▸ The problem: Look for the line containing "Generate a Python" and the line containing "ML, MR, MT, MB = 67, 9, 17, 34"; retype them and all lines between, exactly, and leave out the pictures.
====
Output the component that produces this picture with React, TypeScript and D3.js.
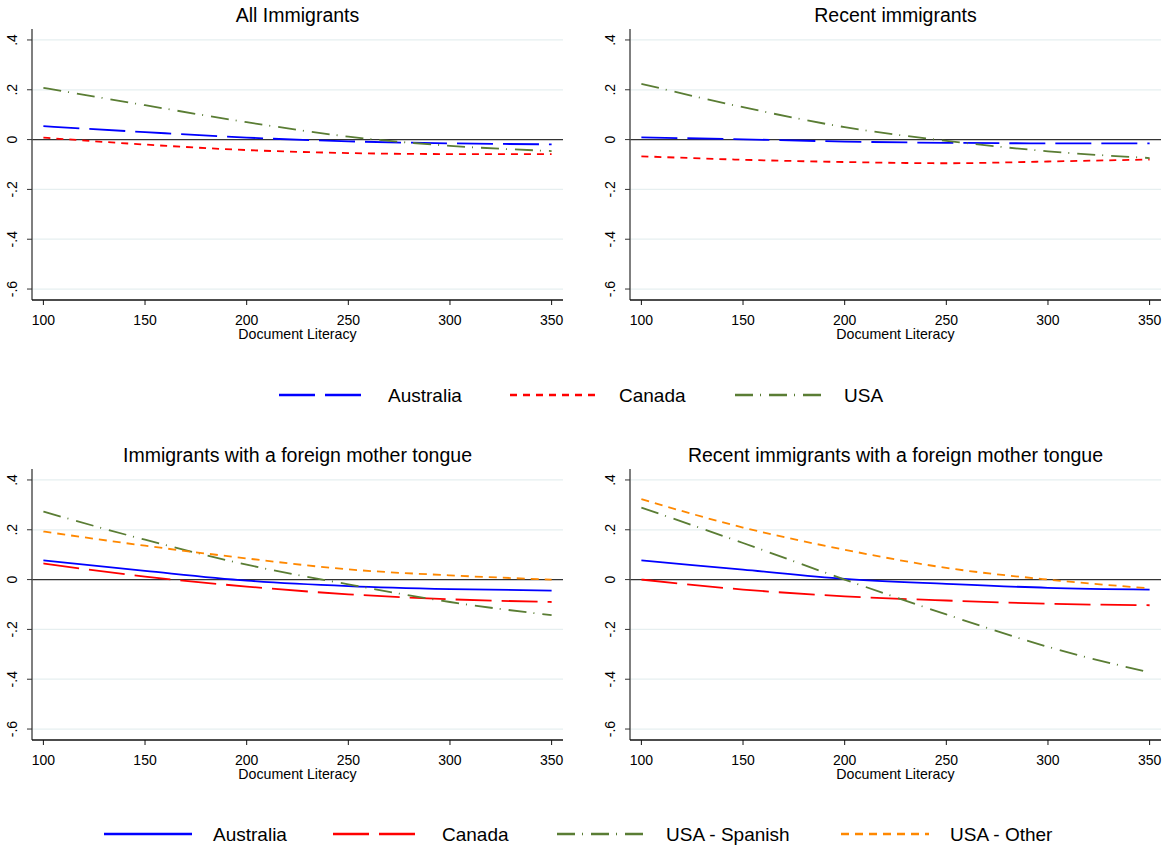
import React, { useEffect, useRef } from 'react';
import * as d3 from 'd3';

// x values where the fitted curves were read
const literacy = [100, 150, 200, 250, 300, 350];
const xTicks = [100, 150, 200, 250, 300, 350];
const yTicks = [0.4, 0.2, 0, -0.2, -0.4, -0.6];
const yTickLabels = ['.4', '.2', '0', '-.2', '-.4', '-.6'];
const xTitle = 'Document Literacy';

// All Immigrants
const allAustralia = [0.054, 0.03, 0.008, -0.007, -0.015, -0.019];
const allCanada = [0.008, -0.02, -0.042, -0.054, -0.058, -0.058];
const allUSA = [0.208, 0.138, 0.07, 0.012, -0.025, -0.046];

// Recent immigrants
const recentAustralia = [0.009, 0.001, -0.008, -0.013, -0.015, -0.015];
const recentCanada = [-0.067, -0.081, -0.09, -0.095, -0.088, -0.08];
const recentUSA = [0.224, 0.13, 0.05, -0.005, -0.047, -0.074];

// Immigrants with a foreign mother tongue
const fmtAustralia = [0.077, 0.035, -0.004, -0.026, -0.038, -0.044];
const fmtCanada = [0.065, 0.012, -0.028, -0.059, -0.079, -0.09];
const fmtSpanish = [0.273, 0.16, 0.06, -0.019, -0.09, -0.143];
const fmtOther = [0.193, 0.136, 0.085, 0.041, 0.017, 0.0];

// Recent immigrants with a foreign mother tongue
const rfmtAustralia = [0.077, 0.04, 0.003, -0.017, -0.033, -0.04];
const rfmtCanada = [0, -0.04, -0.067, -0.084, -0.097, -0.103];
const rfmtSpanish = [0.289, 0.147, 0, -0.14, -0.27, -0.373];
const rfmtOther = [0.323, 0.209, 0.12, 0.047, 0, -0.035];

const topLegend = ['Australia', 'Canada', 'USA'];
const bottomLegend = ['Australia', 'Canada', 'USA - Spanish', 'USA - Other'];

// line styles
const BLUE = '#0000ff', RED = '#ff0000', GREEN = '#5a7d34', ORANGE = '#ff8800';
const longDash = '36,10';
const shortDash = '7,6';
const dashDot = '18,7,1,8';
const orangeDash = '8,6';

const topStyles = [
  { color: BLUE, dash: longDash },
  { color: RED, dash: shortDash },
  { color: GREEN, dash: dashDot },
];
const bottomStyles = [
  { color: BLUE, dash: null },
  { color: RED, dash: longDash },
  { color: GREEN, dash: dashDot },
  { color: ORANGE, dash: orangeDash },
];

const W = 1162, H = 851;
const FONT = 'Liberation Sans, Arial, sans-serif';

const panels = [
  { title: 'All Immigrants', left: 32, top: 29, series: [allAustralia, allCanada, allUSA], styles: topStyles },
  { title: 'Recent immigrants', left: 630, top: 29, series: [recentAustralia, recentCanada, recentUSA], styles: topStyles },
  { title: 'Immigrants with a foreign mother tongue', left: 32, top: 469, series: [fmtAustralia, fmtCanada, fmtSpanish, fmtOther], styles: bottomStyles },
  { title: 'Recent immigrants with a foreign mother tongue', left: 630, top: 469, series: [rfmtAustralia, rfmtCanada, rfmtSpanish, rfmtOther], styles: bottomStyles },
];

export default function App() {
  const ref = useRef<SVGSVGElement>(null);

  useEffect(() => {
    const svg = d3.select(ref.current);
    svg.selectAll('*').remove();
    svg.append('rect').attr('width', W).attr('height', H).attr('fill', '#fff');

    const pw = 531, ph = 271;

    panels.forEach((p) => {
      const x = d3.scaleLinear().domain([94.4, 355.6]).range([p.left, p.left + pw]);
      const y = d3.scaleLinear().domain([-0.644, 0.444]).range([p.top + ph, p.top]);
      const g = svg.append('g');

      // grid
      g.selectAll('line.grid')
        .data(yTicks.filter((d) => d !== 0))
        .enter().append('line')
          .attr('x1', p.left).attr('x2', p.left + pw)
          .attr('y1', (d) => y(d)).attr('y2', (d) => y(d))
          .attr('stroke', '#e6eff0').attr('stroke-width', 1.2);

      // zero line
      g.append('line')
        .attr('x1', p.left).attr('x2', p.left + pw)
        .attr('y1', y(0)).attr('y2', y(0))
        .attr('stroke', '#333').attr('stroke-width', 1.2);

      // y axis
      g.append('line')
        .attr('x1', p.left).attr('x2', p.left)
        .attr('y1', p.top).attr('y2', p.top + ph)
        .attr('stroke', '#555').attr('stroke-width', 1.5);
      yTicks.forEach((t, i) => {
        g.append('line')
          .attr('x1', p.left - 5).attr('x2', p.left)
          .attr('y1', y(t)).attr('y2', y(t))
          .attr('stroke', '#333').attr('stroke-width', 1);
        g.append('text')
          .attr('transform', `translate(${p.left - 15},${y(t)}) rotate(-90)`)
          .attr('text-anchor', 'middle')
          .attr('font-family', FONT).attr('font-size', 14)
          .text(yTickLabels[i]);
      });

      // x axis
      g.append('line')
        .attr('x1', p.left).attr('x2', p.left + pw)
        .attr('y1', p.top + ph).attr('y2', p.top + ph)
        .attr('stroke', '#111').attr('stroke-width', 1.5);
      xTicks.forEach((t) => {
        g.append('line')
          .attr('x1', x(t)).attr('x2', x(t))
          .attr('y1', p.top + ph).attr('y2', p.top + ph + 5)
          .attr('stroke', '#111').attr('stroke-width', 1);
        g.append('text')
          .attr('x', x(t)).attr('y', p.top + ph + 25)
          .attr('text-anchor', 'middle')
          .attr('font-family', FONT).attr('font-size', 14)
          .text(t);
      });
      g.append('text')
        .attr('x', p.left + pw / 2).attr('y', p.top + ph + 39)
        .attr('text-anchor', 'middle')
        .attr('font-family', FONT).attr('font-size', 14.2)
        .text(xTitle);

      // title
      g.append('text')
        .attr('x', p.left + pw / 2).attr('y', p.top - 7)
        .attr('text-anchor', 'middle')
        .attr('font-family', FONT).attr('font-size', 19.5)
        .text(p.title);

      const line = d3.line<number>()
        .x((_, i) => x(literacy[i]))
        .y((d) => y(d))
        .curve(d3.curveMonotoneX);

      p.series.forEach((vals, i) => {
        const st = p.styles[i];
        g.append('path')
          .attr('d', line(vals))
          .attr('fill', 'none')
          .attr('stroke', st.color)
          .attr('stroke-width', 1.8)
          .attr('stroke-dasharray', st.dash);
      });
    });

    // legends
    const drawLegend = (labels: string[], styles: any[], lineX: number[], yPos: number) => {
      labels.forEach((lab, i) => {
        const st = styles[i];
        svg.append('line')
          .attr('x1', lineX[i]).attr('x2', lineX[i] + 88)
          .attr('y1', yPos).attr('y2', yPos)
          .attr('stroke', st.color).attr('stroke-width', 2.4)
          .attr('stroke-dasharray', st.dash);
        svg.append('text')
          .attr('x', lineX[i] + 109).attr('y', yPos + 7)
          .attr('font-family', FONT).attr('font-size', 19)
          .text(lab);
      });
    };
    drawLegend(topLegend, topStyles, [279, 510, 735], 395);
    drawLegend(bottomLegend, bottomStyles, [104, 333, 557, 841], 834);
  }, []);

  return (
    <svg ref={ref} width={W} height={H} style={{ position: 'absolute', left: 0, top: 0 }} />
  );
}
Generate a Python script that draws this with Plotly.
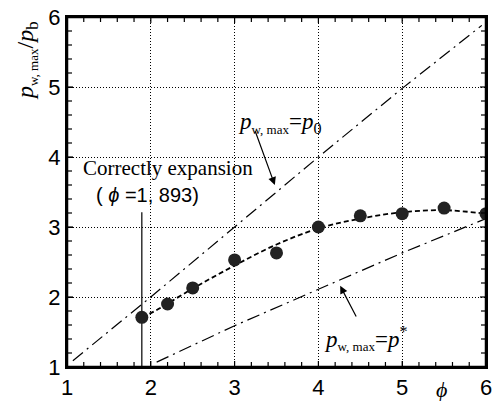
import plotly.graph_objects as go

# measured data
phi_meas = [1.893, 2.2, 2.5, 3.0, 3.5, 4.0, 4.5, 5.0, 5.5, 6.0]
pw_meas = [1.71, 1.90, 2.13, 2.53, 2.63, 3.00, 3.16, 3.19, 3.27, 3.19]

# fitted trend (dashed)
phi_fit = [1.893, 2.0, 2.5, 3.0, 3.5, 4.0, 4.5, 5.0, 5.5, 6.0]
pw_fit = [1.72, 1.77, 2.12, 2.45, 2.75, 2.98, 3.12, 3.21, 3.24, 3.19]

# p_w,max = p0 line
phi_p0 = [1.07, 2.0, 3.0, 4.0, 5.0, 5.95]
pw_p0 = [1.09, 2.0, 3.0, 4.0, 4.98, 5.88]

# p_w,max = p* line
phi_ps = [2.07, 3.0, 4.0, 5.0, 6.0]
pw_ps = [1.07, 1.59, 2.11, 2.63, 3.12]

# correct expansion marker line
phi_correct = 1.893
correct_y = [1.0, 3.21]

# axis ticks
axis_range = [1, 6]
major_ticks = [1, 2, 3, 4, 5, 6]
minor_step = 0.2

tick_font = dict(family="Liberation Sans Narrow, Liberation Sans, Arial, sans-serif", size=22, color="black")
serif = "Liberation Serif, Times New Roman, serif"

W, H = 495, 401
ML, MR, MT, MB = 67, 9, 17, 34

fig = go.Figure()
fig.add_trace(go.Scatter(x=phi_p0, y=pw_p0, mode="lines",
                         line=dict(color="black", width=1.2, dash="13px,5px,2px,5px"), hoverinfo="skip"))
fig.add_trace(go.Scatter(x=phi_ps, y=pw_ps, mode="lines",
                         line=dict(color="black", width=1.2, dash="13px,5px,2px,5px"), hoverinfo="skip"))
fig.add_trace(go.Scatter(x=phi_fit, y=pw_fit, mode="lines",
                         line=dict(color="black", width=1.8, dash="5px,3px"), line_shape="spline", hoverinfo="skip"))
fig.add_trace(go.Scatter(x=[phi_correct, phi_correct], y=correct_y, mode="lines",
                         line=dict(color="black", width=1.2), hoverinfo="skip"))
fig.add_trace(go.Scatter(x=phi_meas, y=pw_meas, mode="markers",
                         marker=dict(color="#222222", size=13), hoverinfo="skip"))

lo, hi = axis_range
span = hi - lo
n_minor = int(round(span / minor_step))
all_ticks = [lo + i * minor_step for i in range(n_minor + 1)]

shapes = []
# frame
shapes.append(dict(type="rect", xref="x", yref="y", x0=lo, x1=hi, y0=lo, y1=hi,
                   line=dict(color="black", width=2.5), fillcolor="rgba(0,0,0,0)", layer="above"))
# inside tick marks on all four sides, lengths in pixels
for t in all_ticks:
    is_major = any(abs(t - m) < 1e-6 for m in major_ticks)
    L = 6 if is_major else 5
    shapes.append(dict(type="line", xref="x", yref="y", ysizemode="pixel", yanchor=lo,
                       x0=t, x1=t, y0=0, y1=L, line=dict(color="black", width=1.2), layer="above"))
    shapes.append(dict(type="line", xref="x", yref="y", ysizemode="pixel", yanchor=hi,
                       x0=t, x1=t, y0=0, y1=-L, line=dict(color="black", width=1.2), layer="above"))
    shapes.append(dict(type="line", xref="x", yref="y", xsizemode="pixel", xanchor=lo,
                       x0=0, x1=L, y0=t, y1=t, line=dict(color="black", width=1.2), layer="above"))
    shapes.append(dict(type="line", xref="x", yref="y", xsizemode="pixel", xanchor=hi,
                       x0=0, x1=-L, y0=t, y1=t, line=dict(color="black", width=1.2), layer="above"))

axis_common = dict(
    showline=True, linecolor="black", linewidth=2, mirror=True,
    ticks="inside", ticklen=6, tickwidth=1.2, tickcolor="black",
    showgrid=True, gridcolor="black", gridwidth=1, griddash="1px,2px",
    zeroline=False, tickfont=tick_font, automargin=False,
    tickvals=major_ticks,
)
fig.update_xaxes(range=axis_range, **axis_common)
fig.update_yaxes(range=axis_range, **axis_common)

sub = "<span style='font-size:13px'>w, max</span>"
ann = []
ann.append(dict(x=2.2, y=3.84, xref="x", yref="y", text="Correctly expansion", showarrow=False,
                font=dict(family=serif, size=21, color="black")))
ann.append(dict(x=1.955, y=3.46, xref="x", yref="y", text="( <i>ϕ</i> =1, 893)", showarrow=False,
                font=dict(family=tick_font["family"], size=20, color="black")))
ann.append(dict(x=3.53, y=4.49, xref="x", yref="y",
                text="<i>p</i><sub>" + sub + "</sub>=<i>p</i><sub>0</sub>", showarrow=False,
                font=dict(family=serif, size=23, color="black")))
ann.append(dict(x=4.56, y=1.41, xref="x", yref="y",
                text="<i>p</i><sub>" + sub + "</sub>=<i>p</i><sup>*</sup>", showarrow=False,
                font=dict(family=serif, size=23, color="black")))
ann.append(dict(x=3.48, y=3.6, xref="x", yref="y", ax=3.24, ay=4.39, axref="x", ayref="y",
                text="", showarrow=True, arrowhead=2, arrowsize=1.3, arrowwidth=1.2, arrowcolor="black"))
ann.append(dict(x=4.26, y=2.16, xref="x", yref="y", ax=4.46, ay=1.70, axref="x", ayref="y",
                text="", showarrow=True, arrowhead=2, arrowsize=1.3, arrowwidth=1.2, arrowcolor="black"))
ann.append(dict(x=5.47, y=-0.065, xref="x", yref="paper", text="<i>ϕ</i>", showarrow=False,
                xanchor="center", yanchor="middle",
                font=dict(family=serif, size=22, color="black")))
ann.append(dict(x=-0.095, y=0.875, xref="paper", yref="paper", textangle=-90,
                xanchor="center", yanchor="middle",
                text="<i>p</i><sub>" + sub + "</sub>/<i>p</i><sub>b</sub>", showarrow=False,
                font=dict(family=serif, size=24, color="black")))

fig.update_layout(
    width=W, height=H, margin=dict(l=ML, r=MR, t=MT, b=MB, autoexpand=False),
    plot_bgcolor="white", paper_bgcolor="white", showlegend=False,
    annotations=ann, shapes=shapes,
)
fig.write_html("out.html")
====
▸ Solution to the exercise:
Generate a Python script that draws this with Plotly.
import plotly.graph_objects as go

# measured data
phi_meas = [1.893, 2.2, 2.5, 3.0, 3.5, 4.0, 4.5, 5.0, 5.5, 6.0]
pw_meas = [1.71, 1.90, 2.13, 2.53, 2.63, 3.00, 3.16, 3.19, 3.27, 3.19]

# fitted trend (dashed)
phi_fit = [1.893, 2.0, 2.5, 3.0, 3.5, 4.0, 4.5, 5.0, 5.5, 6.0]
pw_fit = [1.72, 1.77, 2.12, 2.45, 2.75, 2.98, 3.12, 3.21, 3.24, 3.19]

# p_w,max = p0 line
phi_p0 = [1.07, 2.0, 3.0, 4.0, 5.0, 5.95]
pw_p0 = [1.09, 2.0, 3.0, 4.0, 4.98, 5.88]

# p_w,max = p* line
phi_ps = [2.07, 3.0, 4.0, 5.0, 6.0]
pw_ps = [1.07, 1.59, 2.11, 2.63, 3.12]

# correct expansion marker line
phi_correct = 1.893
correct_y = [1.0, 3.21]

# axis ticks
axis_range = [1, 6]
major_ticks = [1, 2, 3, 4, 5, 6]
minor_step = 0.2

tick_font = dict(family="Liberation Sans Narrow, Liberation Sans, Arial, sans-serif", size=22, color="black")
serif = "Liberation Serif, Times New Roman, serif"

W, H = 495, 401
ML, MR, MT, MB = 67, 9, 17, 34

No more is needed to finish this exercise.